A year later Emma Goldman was a delegate to an Anarchist conference in New York. She was elected to the Executive Committee, but later withdrew because of differences of opinion regarding tactical matters. The ideas of the German-speaking Anarchists had at that time not yet become clarified. Some still believed in parliamentary methods, the great majority being adherents of strong centralism. These differences of opinion in regard to tactics led in 1891 to a breach with John Most. Emma Goldman, Alexander Berkman, and other comrades joined the group AUTONOMY, in which Joseph Peukert, Otto Rinke, and Claus Timmermann played an active part. The bitter controversies which followed this secession terminated only with the death of Most, in 1906.

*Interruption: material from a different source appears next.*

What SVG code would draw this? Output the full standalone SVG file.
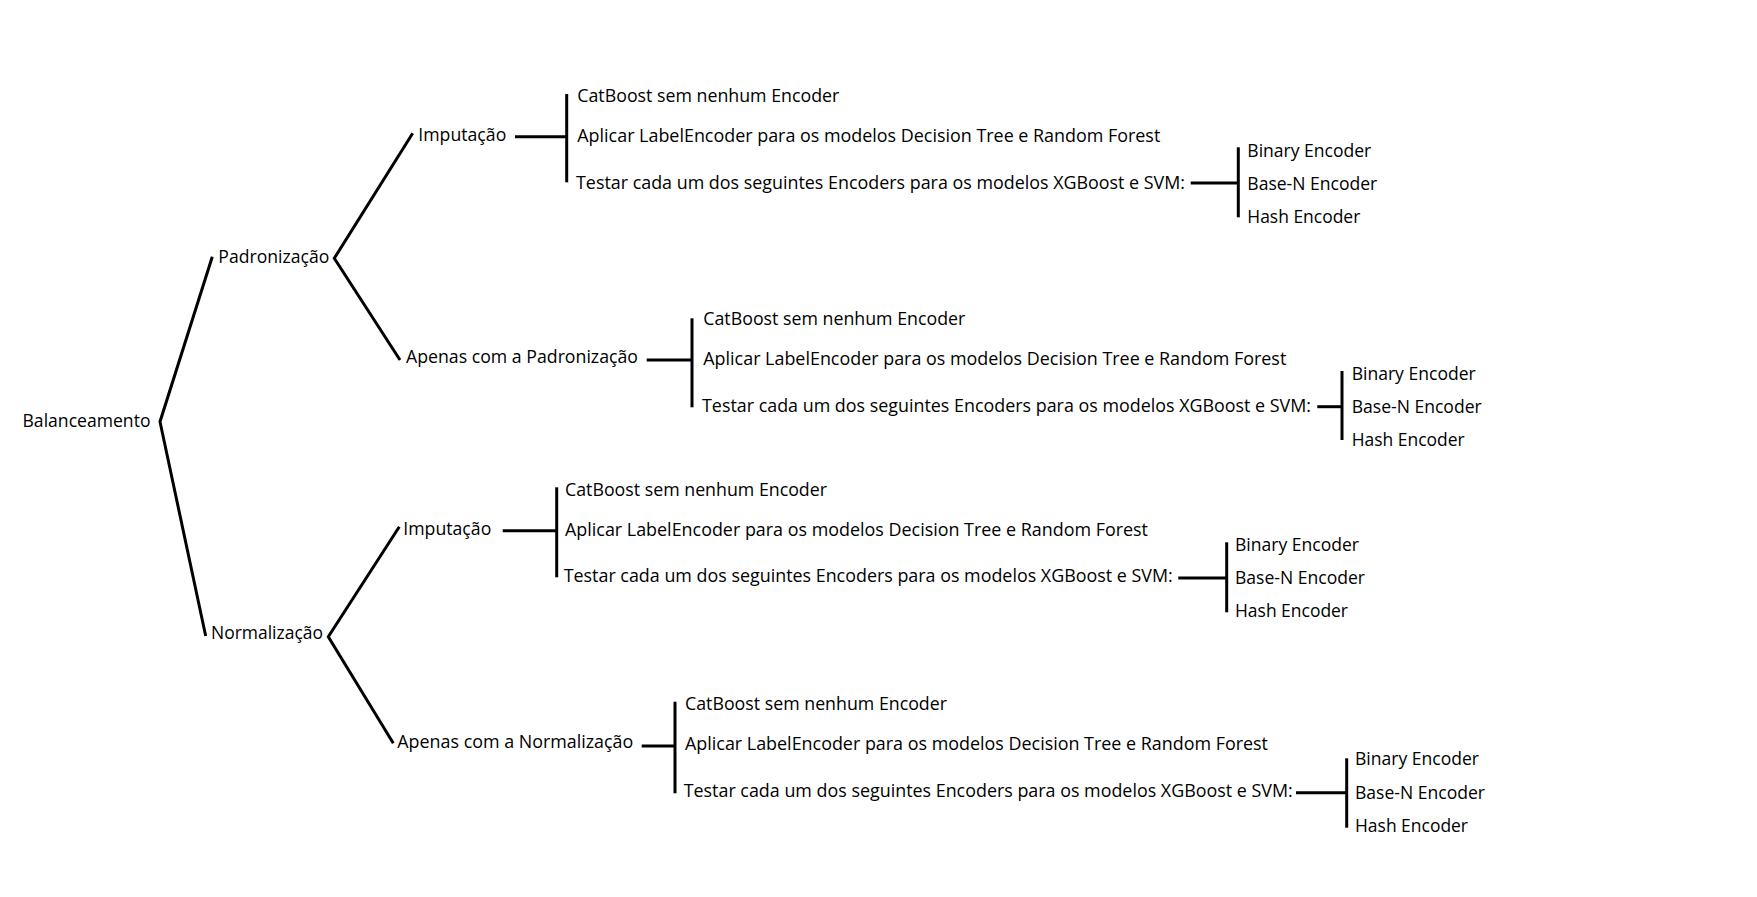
<svg xmlns="http://www.w3.org/2000/svg" width="1757" height="897" viewBox="0 0 1757 897">
<style>
text { font-family: "Open Sans", "Noto Sans", "Liberation Sans", sans-serif; font-size: 18px; fill: #000; }
.c { fill: none; stroke: #000; stroke-width: 3; stroke-linejoin: miter; stroke-linecap: butt; }
</style>
<rect width="1757" height="897" fill="#fff"/>
<g id="connectors">
  <polyline class="c" points="212.3,256.7 160,421.7 205.7,636"/>
  <polyline class="c" points="412.7,133.3 334.3,258.3 400,360"/>
  <polyline class="c" points="399.3,526.7 328.3,636.7 393.3,743.3"/>
  <!-- group 1 -->
  <line class="c" x1="515" y1="136.7" x2="566.7" y2="136.7"/>
  <line class="c" x1="566.7" y1="94" x2="566.7" y2="182.3"/>
  <line class="c" x1="1190.7" y1="183" x2="1238.3" y2="183"/>
  <line class="c" x1="1238.3" y1="147.3" x2="1238.3" y2="217.3"/>
  <!-- group 2 -->
  <line class="c" x1="646.7" y1="360" x2="692" y2="360"/>
  <line class="c" x1="692" y1="318.3" x2="692" y2="407.3"/>
  <line class="c" x1="1317.3" y1="406.7" x2="1342" y2="406.7"/>
  <line class="c" x1="1342" y1="371" x2="1342" y2="440"/>
  <!-- group 3 -->
  <line class="c" x1="502.7" y1="530.7" x2="556.7" y2="530.7"/>
  <line class="c" x1="556.7" y1="487.3" x2="556.7" y2="577.3"/>
  <line class="c" x1="1178.3" y1="578" x2="1226.7" y2="578"/>
  <line class="c" x1="1226.7" y1="542.3" x2="1226.7" y2="612.3"/>
  <!-- group 4 -->
  <line class="c" x1="641.7" y1="746" x2="675" y2="746"/>
  <line class="c" x1="675" y1="701.7" x2="675" y2="793.3"/>
  <line class="c" x1="1296" y1="792.7" x2="1346.7" y2="792.7"/>
  <line class="c" x1="1346.7" y1="758.3" x2="1346.7" y2="827.7"/>
</g>
<g id="balanceamento"><text x="22.5" y="427" textLength="128" lengthAdjust="spacingAndGlyphs">Balanceamento</text></g>
<g id="padronizacao"><text x="218.3" y="263.3" textLength="111" lengthAdjust="spacingAndGlyphs">Padronização</text></g>
<g id="normalizacao"><text x="211" y="639.3" textLength="112" lengthAdjust="spacingAndGlyphs">Normalização</text></g>

<g id="pad-imputacao">
  <text x="418.3" y="140.7" textLength="88" lengthAdjust="spacingAndGlyphs">Imputação</text>
</g>
<g id="pad-imputacao-opcoes">
  <text x="577.3" y="101.7" textLength="262" lengthAdjust="spacingAndGlyphs">CatBoost sem nenhum Encoder</text>
  <text x="577.3" y="142" textLength="583" lengthAdjust="spacingAndGlyphs">Aplicar LabelEncoder para os modelos Decision Tree e Random Forest</text>
  <text x="576" y="188.5" textLength="609" lengthAdjust="spacingAndGlyphs">Testar cada um dos seguintes Encoders para os modelos XGBoost e SVM:</text>
</g>
<g id="pad-imputacao-encoders">
  <text x="1247.3" y="156.7" textLength="124" lengthAdjust="spacingAndGlyphs">Binary Encoder</text>
  <text x="1247.3" y="190" textLength="130" lengthAdjust="spacingAndGlyphs">Base-N Encoder</text>
  <text x="1247.3" y="223.3" textLength="113" lengthAdjust="spacingAndGlyphs">Hash Encoder</text>
</g>

<g id="pad-apenas">
  <text x="406" y="363.3" textLength="232" lengthAdjust="spacingAndGlyphs">Apenas com a Padronização</text>
</g>
<g id="pad-apenas-opcoes">
  <text x="703.3" y="325" textLength="262" lengthAdjust="spacingAndGlyphs">CatBoost sem nenhum Encoder</text>
  <text x="703.3" y="365.3" textLength="583" lengthAdjust="spacingAndGlyphs">Aplicar LabelEncoder para os modelos Decision Tree e Random Forest</text>
  <text x="702" y="411.8" textLength="609" lengthAdjust="spacingAndGlyphs">Testar cada um dos seguintes Encoders para os modelos XGBoost e SVM:</text>
</g>
<g id="pad-apenas-encoders">
  <text x="1351.7" y="380" textLength="124" lengthAdjust="spacingAndGlyphs">Binary Encoder</text>
  <text x="1351.7" y="413.3" textLength="130" lengthAdjust="spacingAndGlyphs">Base-N Encoder</text>
  <text x="1351.7" y="445.7" textLength="113" lengthAdjust="spacingAndGlyphs">Hash Encoder</text>
</g>

<g id="norm-imputacao">
  <text x="403.3" y="534.7" textLength="88" lengthAdjust="spacingAndGlyphs">Imputação</text>
</g>
<g id="norm-imputacao-opcoes">
  <text x="565" y="496" textLength="262" lengthAdjust="spacingAndGlyphs">CatBoost sem nenhum Encoder</text>
  <text x="565" y="536.3" textLength="583" lengthAdjust="spacingAndGlyphs">Aplicar LabelEncoder para os modelos Decision Tree e Random Forest</text>
  <text x="563.7" y="582" textLength="609" lengthAdjust="spacingAndGlyphs">Testar cada um dos seguintes Encoders para os modelos XGBoost e SVM:</text>
</g>
<g id="norm-imputacao-encoders">
  <text x="1235" y="551" textLength="124" lengthAdjust="spacingAndGlyphs">Binary Encoder</text>
  <text x="1235" y="584.3" textLength="130" lengthAdjust="spacingAndGlyphs">Base-N Encoder</text>
  <text x="1235" y="616.7" textLength="113" lengthAdjust="spacingAndGlyphs">Hash Encoder</text>
</g>

<g id="norm-apenas">
  <text x="397.3" y="748.3" textLength="236" lengthAdjust="spacingAndGlyphs">Apenas com a Normalização</text>
</g>
<g id="norm-apenas-opcoes">
  <text x="685" y="710" textLength="262" lengthAdjust="spacingAndGlyphs">CatBoost sem nenhum Encoder</text>
  <text x="685" y="750.3" textLength="583" lengthAdjust="spacingAndGlyphs">Aplicar LabelEncoder para os modelos Decision Tree e Random Forest</text>
  <text x="683.7" y="797.3" textLength="609" lengthAdjust="spacingAndGlyphs">Testar cada um dos seguintes Encoders para os modelos XGBoost e SVM:</text>
</g>
<g id="norm-apenas-encoders">
  <text x="1355" y="765" textLength="124" lengthAdjust="spacingAndGlyphs">Binary Encoder</text>
  <text x="1355" y="799.3" textLength="130" lengthAdjust="spacingAndGlyphs">Base-N Encoder</text>
  <text x="1355" y="831.7" textLength="113" lengthAdjust="spacingAndGlyphs">Hash Encoder</text>
</g>
</svg>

A great source of inspiration to Emma Goldman proved the Russian revolutionists who were associated in the group ZNAMYA. Goldenberg, Solotaroff, Zametkin, Miller, Cahan, the poet Edelstadt, Ivan von Schewitsch, husband of Helene von Racowitza and editor of the VOLKSZEITUNG, and numerous other Russian exiles, some of whom are still living, were members of this group. It was also at this time that Emma Goldman met Robert Reitzel, the German-American Heine, who exerted a great influence on her development. Through him she became acquainted with the best writers of modern literature, and the friendship thus begun lasted till Reitzel's death, in 1898.